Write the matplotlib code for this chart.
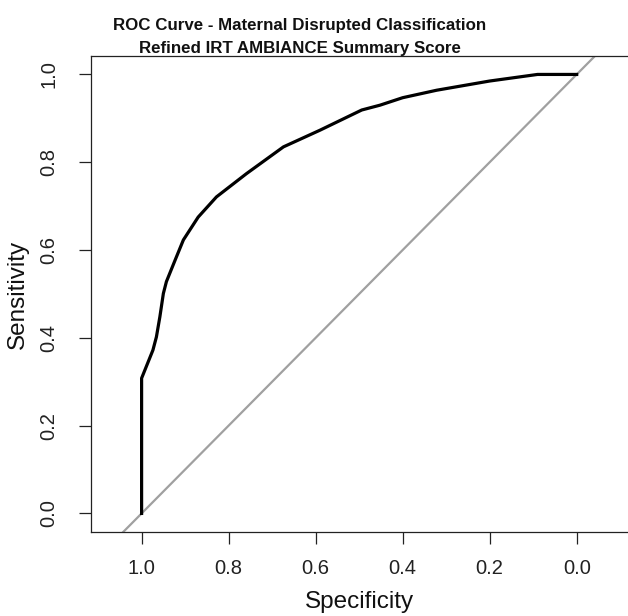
import matplotlib
matplotlib.use("Agg")
import matplotlib.pyplot as plt
from matplotlib import font_manager

# ROC points (specificity, sensitivity)
specificity = [1.0, 1.0, 0.974, 0.966, 0.958, 0.950, 0.943, 0.923, 0.904,
               0.870, 0.828, 0.759, 0.674, 0.590, 0.494, 0.452, 0.40,
               0.322, 0.20, 0.09, 0.0]
sensitivity = [0.0, 0.308, 0.372, 0.402, 0.448, 0.501, 0.528, 0.577, 0.623,
               0.675, 0.721, 0.774, 0.835, 0.873, 0.919, 0.930, 0.947,
               0.964, 0.985, 1.0, 1.0]
ticks = [1.0, 0.8, 0.6, 0.4, 0.2, 0.0]
tick_labels = ["1.0", "0.8", "0.6", "0.4", "0.2", "0.0"]
title_lines = ["ROC Curve - Maternal Disrupted Classification",
               "Refined IRT AMBIANCE Summary Score"]

plt.rcParams['font.family'] = ['Liberation Sans', 'DejaVu Sans']

# the title in the reference is set in a narrow face; use one if present
names = {f.name for f in font_manager.fontManager.ttflist}
if 'Liberation Sans Narrow' in names:
    title_font, title_size = 'Liberation Sans Narrow', 14.8
else:
    title_font, title_size = 'Liberation Sans', 12.2

W, H = 628, 616
fig = plt.figure(figsize=(W / 100, H / 100), dpi=100)
ax = fig.add_axes([90.7 / W, (H - 532.3) / H, (627.6 - 90.7) / W, (532.3 - 56) / H])

# chance line, drawn across the whole box like abline()
ax.axline((1, 0), (0, 1), color="#a0a0a0", lw=1.6)
ax.plot(specificity, sensitivity, color="black", lw=2.3, solid_joinstyle="round")

ax.set_xlim(1.117, -0.117)
ax.set_ylim(-0.043, 1.042)
ax.set_xticks(ticks)
ax.set_xticklabels(tick_labels)
ax.set_yticks(ticks[::-1])
ax.set_yticklabels(tick_labels[::-1])
ax.spines['right'].set_visible(False)
for s in ['left', 'bottom', 'top']:
    ax.spines[s].set_linewidth(0.9)
    ax.spines[s].set_color("#222222")

ax.tick_params(axis='both', length=8.5, width=0.9, color="#222222",
               labelsize=14.5, labelcolor="#222222")
ax.tick_params(axis='x', pad=11)
ax.tick_params(axis='y', pad=15)
for lab in ax.get_yticklabels():
    lab.set_rotation(90)
    lab.set_va('center')

ax.set_xlabel("Specificity", fontsize=17.5, color="#111111", labelpad=9)
ax.set_ylabel("Sensitivity", fontsize=17.5, color="#111111", labelpad=7)

fig.text(300 / W, 1 - 30 / H, title_lines[0], ha='center', va='baseline',
         fontsize=title_size, fontweight='bold', family=title_font, color="#111111")
fig.text(300 / W, 1 - 53 / H, title_lines[1], ha='center', va='baseline',
         fontsize=title_size, fontweight='bold', family=title_font, color="#111111")

fig.savefig("out.png", dpi=100)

****************

• What to work on: Give again exactly the lines running from the beginning of the material above through the line that contains "from matplotlib import font_manager", and leave out every picture.

• Expected answer:
Write the matplotlib code for this chart.
import matplotlib
matplotlib.use("Agg")
import matplotlib.pyplot as plt
from matplotlib import font_manager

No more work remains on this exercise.